Sponsor/Facility: This research was conducted at the Center for Nanophase Materials Sciences, which is a DOE Office of Science User Facility. We also thank European Commission under 7 FP (Project No. PIRSES-GA-2010-269182) and CNMS user project (Proposal No. CNMS2014-033) for sponsoring Ivana Karpisova from Comenius University, Slovakia to contribute to this work. BGS acknowledges partial support from the Center for Understanding and Control of Acid Gas-Induced Evolution of Materials for Energy (UNCAGE-ME), an Energy Frontier Research Center funded by U.S. Department of Energy, Office of Science, Basic Energy Sciences. S.M.K acknowledges support from the National Science Foundation (Award # 1133320).

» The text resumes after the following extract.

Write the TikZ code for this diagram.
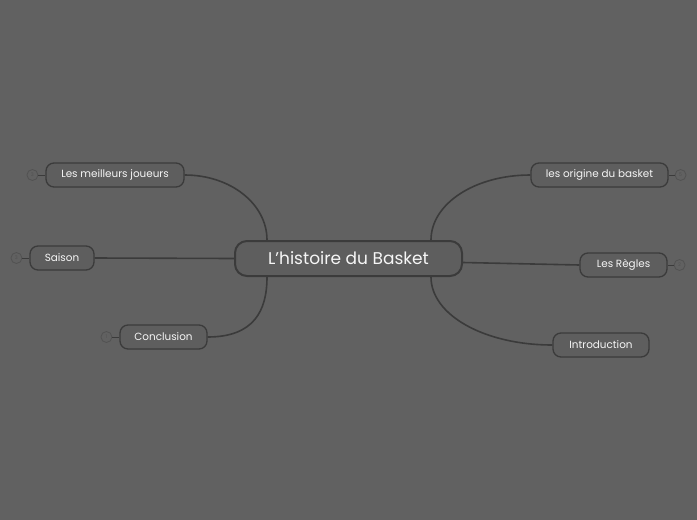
\documentclass[tikz,border=0pt]{standalone}
\usepackage{fontspec}
\setmainfont{Poppins}
\usepackage{xcolor}
\usepackage{tikz}
\usetikzlibrary{positioning,calc}
\definecolor{canvas}{HTML}{616161}
\definecolor{boxfill}{HTML}{5E5E5E}
\definecolor{edge}{HTML}{3B3B3B}
\definecolor{faint}{HTML}{525252}
\definecolor{label}{HTML}{F6F6F6}

\begin{document}
\begin{tikzpicture}[x=1pt,y=-1pt,
    topic/.style={draw=edge, line width=1.3pt, fill=boxfill, rounded corners=8pt,
      minimum height=24pt, inner xsep=10pt, text=label, font=\fontsize{10.4}{12}\selectfont},
    rootbox/.style={draw=edge, line width=2pt, fill=boxfill, rounded corners=12pt,
      minimum height=35pt, minimum width=227pt, text=label, font=\fontsize{17}{20}\selectfont},
    branch/.style={draw=edge, line width=1.6pt},
    fold/.style={circle, draw=faint, line width=0.8pt, minimum size=11pt, inner sep=0pt,
      text=faint, font=\fontsize{5}{6}\selectfont},
    foldline/.style={draw=edge, line width=1pt}]
  \fill[canvas] (0,0) rectangle (697,520);
  \useasboundingbox (0,0) rectangle (697,520);

  % central topic
  \node[rootbox] (root) at (348.5,258.5) {L'histoire du Basket};

  % left side
  \node[topic, minimum width=138pt] (joueurs) at (115,175) {Les meilleurs joueurs};
  \node[topic, minimum width=64pt] (saison) at (62,258) {Saison};
  \node[topic, minimum width=87pt] (concl) at (163.5,337) {Conclusion};

  % right side
  \node[topic, minimum width=137pt] (origine) at (599.5,175) {les origine du basket};
  \node[topic, minimum width=87pt] (regles) at (623.5,265) {Les Règles};
  \node[topic, minimum width=96pt] (intro) at (601,345) {Introduction};

  % collapsed markers
  \node[fold, left=7pt of joueurs] (fj) {3};
  \node[fold, left=7pt of saison] (fs) {3};
  \node[fold, left=7pt of concl] (fc) {1};
  \node[fold, right=6pt of origine] (fo) {5};
  \node[fold, right=6pt of regles] (fr) {2};
  \draw[foldline] (fj) -- (joueurs);
  \draw[foldline] (fs) -- (saison);
  \draw[foldline] (fc) -- (concl);
  \draw[foldline] (fo) -- (origine);
  \draw[foldline] (fr) -- (regles);

  % branches
  \coordinate (rnw) at ($(root.north west)+(33,0)$);
  \coordinate (rsw) at ($(root.south west)+(33,0)$);
  \coordinate (rne) at ($(root.north east)+(-32,0)$);
  \coordinate (rse) at ($(root.south east)+(-32,0)$);
  \draw[branch] (joueurs.east) .. controls +(46,0) and +(0,-36) .. (rnw);
  \draw[branch] (saison.east) -- (root.west);
  \draw[branch] (concl.east) .. controls +(46,0) and +(0,34) .. (rsw);
  \draw[branch] (origine.west) .. controls +(-56,0) and +(0,-36) .. (rne);
  \draw[branch] ($(root.east)+(0,4)$) -- (regles.west);
  \draw[branch] (intro.west) .. controls +(-68,0) and +(0,38) .. (rse);
\end{tikzpicture}
\end{document}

PI and affiliation: Balaka Barkakaty from CNMS – Oak Ridge National Laboratory
Researchers demonstrated a simple and facile method to develop a new class of CO2-responsive polymer-based solid sorbents. This novel amidine-based polymer in a powdered form showed higher CO2 fixing efficiencies than the “gold standard” polyethyleneimine (PEI) based solid. Thermogravimetric (TGA) analysis demonstrated the ability of this polymer to selectively and efficiently capture CO2 even with a mixed gas system (20% CO2, 80% N2) similar to flue gas. The ease of material synthesis and high CO2 fixing efficiency opens up additional opportunities for developing new and more efficient CO2-responsive solid sorbents. Furthermore the results advance the fundamental understanding for the temperature dependence of CO2-releasing ability of the material with the help of theoretical modeling and DFT calculations. The facile ability of the polymer to reversibly capture and release CO2 under ambient conditions also opens up interesting opportunities to study the in-situ optoelectronic, refractive, electrical and CO2 transport properties of these systems as functions of temperature, pressure, CO2 concentration and humidity.